Steam players LOVE metagame. This is why roguelikes are so popular. They love to play the inner and middle loop and then spend whatever resource they earn there to advance in an outer loop. The satisfaction of getting a new high score is not enough. This was a revelation I had when I first wrote about Vampire Survivors and what I called “Hyper Hardcore”

So if your outer loop is missing or very minimalistic, invest more time making this outer loop deep deep deep. 

The other mistake that first time indies make is their game is too difficult. We track median playtimes over at howtomarketagame.com/benchmarks. One of the first bits of advice when you see low median playtime is to make your game easier. 

Exceptions

This blog post is very hand-wavy. I know. But there are lots of games that don’t really have loops or they are all over the place. 

Horror games are different. They are basically puzzle games with blood. But I think they can be easier than most other games because people are there for the spooky vibes, not the challenging puzzles. 

Narrative games also are more focused around the story and the vibes. So Visual Novels don’t always have puzzles. In fact they are enjoyed best by players when they have a lot of “choices” that players can pick from to suit their narrative. 

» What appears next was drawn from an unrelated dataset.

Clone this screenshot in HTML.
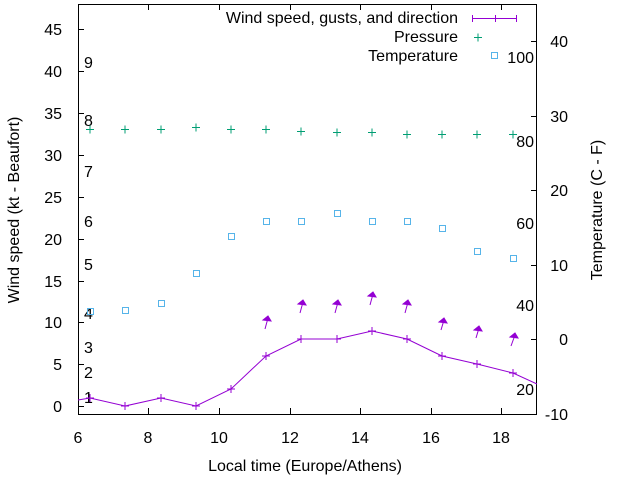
<!DOCTYPE html>
<html><head><meta charset="utf-8"><style>
html,body{margin:0;padding:0;background:#fff}
svg{display:block;font-family:"Liberation Sans",sans-serif}
</style></head><body>
<svg width="640" height="480" viewBox="0 0 640 480" xmlns="http://www.w3.org/2000/svg">
<rect width="640" height="480" fill="#fff"/>
<g stroke="#000" stroke-width="1" fill="none">
<rect x="78.5" y="4.5" width="458" height="410"/>
<path d="M78 406.5h6M78 364.5h6M78 322.5h6M78 281.5h6M78 239.5h6M78 197.5h6M78 155.5h6M78 113.5h6M78 71.5h6M78 29.5h6"/>
<path d="M537 414.5h-6M537 339.5h-6M537 265.5h-6M537 190.5h-6M537 116.5h-6M537 41.5h-6"/>
<path d="M148.5 414v-6M219.5 414v-6M290.5 414v-6M360.5 414v-6M431.5 414v-6M501.5 414v-6M148.5 4v6M219.5 4v6M290.5 4v6M360.5 4v6M431.5 4v6M501.5 4v6"/>
</g>
<g font-size="16" fill="#000" text-anchor="end">
<text x="62" y="412">0</text><text x="62" y="370">5</text><text x="62" y="328">10</text><text x="62" y="287">15</text><text x="62" y="245">20</text><text x="62" y="203">25</text><text x="62" y="161">30</text><text x="62" y="119">35</text><text x="62" y="77">40</text><text x="62" y="35">45</text>
</g>
<g font-size="16" fill="#000" text-anchor="end">
<text x="568" y="420">-10</text><text x="568" y="345">0</text><text x="568" y="271">10</text><text x="568" y="196">20</text><text x="568" y="122">30</text><text x="568" y="47">40</text>
</g>
<g font-size="16" fill="#000" text-anchor="middle">
<text x="78" y="443">6</text><text x="148" y="443">8</text><text x="219" y="443">10</text><text x="290" y="443">12</text><text x="360" y="443">14</text><text x="431" y="443">16</text><text x="501" y="443">18</text>
<text x="305" y="471">Local time (Europe/Athens)</text>
<text transform="translate(19,210) rotate(-90)">Wind speed (kt - Beaufort)</text>
<text transform="translate(602,210) rotate(-90)">Temperature (C - F)</text>
</g>
<g font-size="16" fill="#000">
<text x="84" y="403">1</text><text x="84" y="378">2</text><text x="84" y="353">3</text><text x="84" y="319">4</text><text x="84" y="270">5</text><text x="84" y="227">6</text><text x="84" y="177">7</text><text x="84" y="126">8</text><text x="84" y="68">9</text>
<text x="534" y="63" text-anchor="end">100</text><text x="534" y="147" text-anchor="end">80</text><text x="534" y="229" text-anchor="end">60</text><text x="534" y="311" text-anchor="end">40</text><text x="534" y="395" text-anchor="end">20</text>
</g>
<g font-size="16" fill="#000" text-anchor="end">
<text x="458" y="23">Wind speed, gusts, and direction</text>
<text x="458" y="42">Pressure</text>
<text x="458" y="61">Temperature</text>
</g>
<g stroke="#9400d3" stroke-width="1" fill="none">
<path d="M472 18.5h44M472.5 15v7M495.5 15v7M516.5 15v7"/>
<polyline points="78,400 90,398 125,406 161,398 196,406 231,389 266,356 301,339 337,339 372,331 407,339 442,356 477,364 513,373 537,384"/>
<path d="M90 394v8M86 398h8M125 402v8M121 406h8M161 394v8M157 398h8M196 402v8M192 406h8M231 385v8M227 389h8M266 352v8M262 356h8M301 335v8M297 339h8M337 335v8M333 339h8M372 327v8M368 331h8M407 335v8M403 339h8M442 352v8M438 356h8M477 360v8M473 364h8M513 369v8M509 373h8"/>
</g>
<g stroke="#9400d3" stroke-width="1" fill="#9400d3">
<path d="M265 329L268 318"/><polygon points="263,320 268,316 271,321"/>
<path d="M300 313L303 302"/><polygon points="298,304 303,300 306,305"/>
<path d="M335 313L338 302"/><polygon points="333,304 338,300 341,305"/>
<path d="M370 305L373 294"/><polygon points="368,296 373,292 376,297"/>
<path d="M405 313L408 302"/><polygon points="403,304 408,300 411,305"/>
<path d="M441 330L444 320"/><polygon points="439,322 444,318 447,323"/>
<path d="M476 338L479 328"/><polygon points="474,330 479,326 482,331"/>
<path d="M511 346L515 335"/><polygon points="510,337 515,333 518,338"/>
</g>
<g stroke="#009e73" stroke-width="1">
<path d="M474 37.5h8M478 33.5v8"/>
<path d="M86 129.5h8M90 125.5v8M121 129.5h8M125 125.5v8M157 129.5h8M161 125.5v8M192 127.5h8M196 123.5v8M227 129.5h8M231 125.5v8M262 129.5h8M266 125.5v8M297 131.5h8M301 127.5v8M333 132.5h8M337 128.5v8M368 132.5h8M372 128.5v8M403 134.5h8M407 130.5v8M438 134.5h8M442 130.5v8M473 134.5h8M477 130.5v8M509 134.5h8M513 130.5v8"/>
</g>
<g stroke="#56b4e9" stroke-width="1" fill="none">
<rect x="491.5" y="52.5" width="6" height="6"/>
<rect x="87.5" y="308.5" width="6" height="6"/><rect x="122.5" y="307.5" width="6" height="6"/><rect x="158.5" y="300.5" width="6" height="6"/><rect x="193.5" y="270.5" width="6" height="6"/><rect x="228.5" y="233.5" width="6" height="6"/><rect x="263.5" y="218.5" width="6" height="6"/><rect x="298.5" y="218.5" width="6" height="6"/><rect x="334.5" y="210.5" width="6" height="6"/><rect x="369.5" y="218.5" width="6" height="6"/><rect x="404.5" y="218.5" width="6" height="6"/><rect x="439.5" y="225.5" width="6" height="6"/><rect x="474.5" y="248.5" width="6" height="6"/><rect x="510.5" y="255.5" width="6" height="6"/>
</g>
</svg>
</body></html>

Dark Souls are difficult at the 10 second, and 10 minute loop. But I argue that outside of games made by From Software the soulslike genre is very hard to break into. 

Summary

This is not a comprehensive list. There are lots of other genres with a different mix of hard and easy sections. And I know this blog is going to generate a bunch of “but what about…”

But in general, I think the default assumption is that players want nice easy gameplay they can just pick up and then struggle through a very difficult gameplay loop. While that middle gameplay loop might be oppressive early on, buying upgrades allows players to slowly become better (or have more tools) to be able to survive longer. 

Now, enough game design discussion, let me crawl back into my marketing cave.